Special issue: Calcutta characters
Associate Professor Atreyee Sen is the co-editor of a new special issue titled ‘Calcutta characters’ published by the quarterly journal ‘Contemporary South Asia’.
The special issue is an experiment in alternative ethnographic depictions of Calcutta (in Bengali named Kolkata) and South Asian cities more generically. It explores the possibilities of representing urban life through the stories of fourteen diverse ‘characters’, each with their own accounts of living in the East Indian cultural and commercial hub.
As the editors of the issue, James Bradbury and Atreyee Sen, write in their common introduction:
“Calcutta characters and their ethnographers coexist in a dialogue, which flows in several directions – building up a rich and multi-layered evocation of the city through its many fragments. Their stories are snapshots of the city, in the moments at which the ethnographers and their interlocutors cross paths.”

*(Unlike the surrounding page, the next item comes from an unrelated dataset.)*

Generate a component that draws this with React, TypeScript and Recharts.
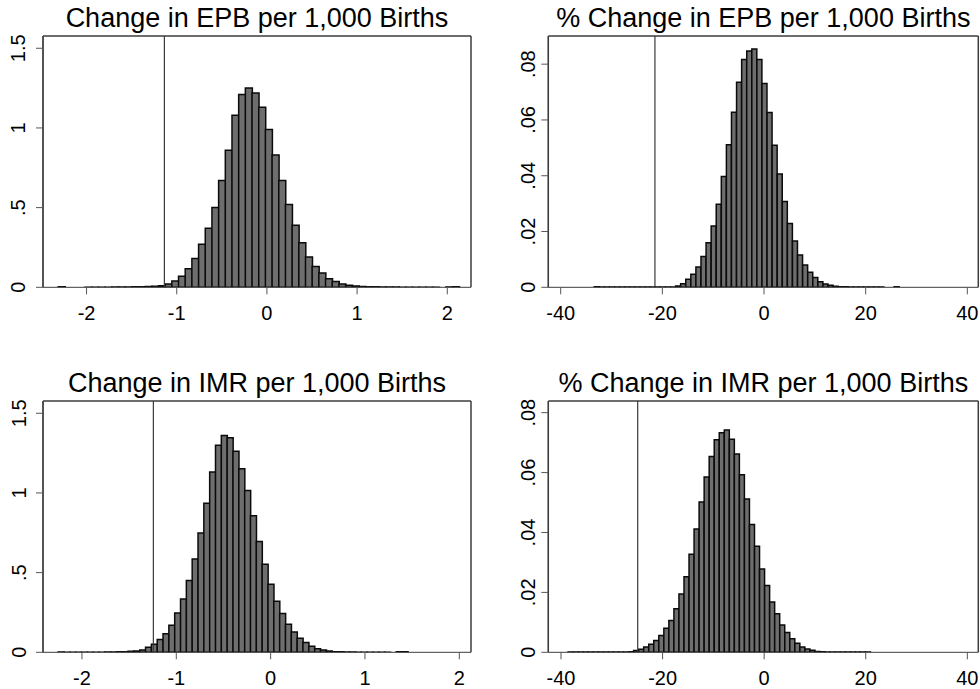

The editors stress that the issue does not try to describe every kind of person that one expects to meet in the city, but provides a focus on specific individuals who have assumed importance for the writers in the course of their research. It is also not a priority to develop analytical contributions to the city or the person as categories. “Resisting the predictable format of scholarly articles, this issue foregrounds voices, writing and people,” as they write.
Besides editing the special issue, Atreyee Sen has also contributed with the article ‘Prahlad and Shanta: the city’s madness’, co-written with Malini Sur, an anthropologist from Western Sydney University.
The article explores the irreverent and supposedly irrational actions of two protagonists, Prahlad and Shanta, characters that the authors encountered during the course of their extended fieldwork in Kolkata.
Prahlad is an Oriya migrant plumber who passionately seeks god at the cost of making money. Shanta is a grieving mother who relentlessly seeks justice for her son’s disappearance during a revolutionary movement that consumed the majority of urban youth in the 1970s. The characters have non-normative obsessions with God and justice, which mark them out as ‘mad’ inhabitants of a modern city.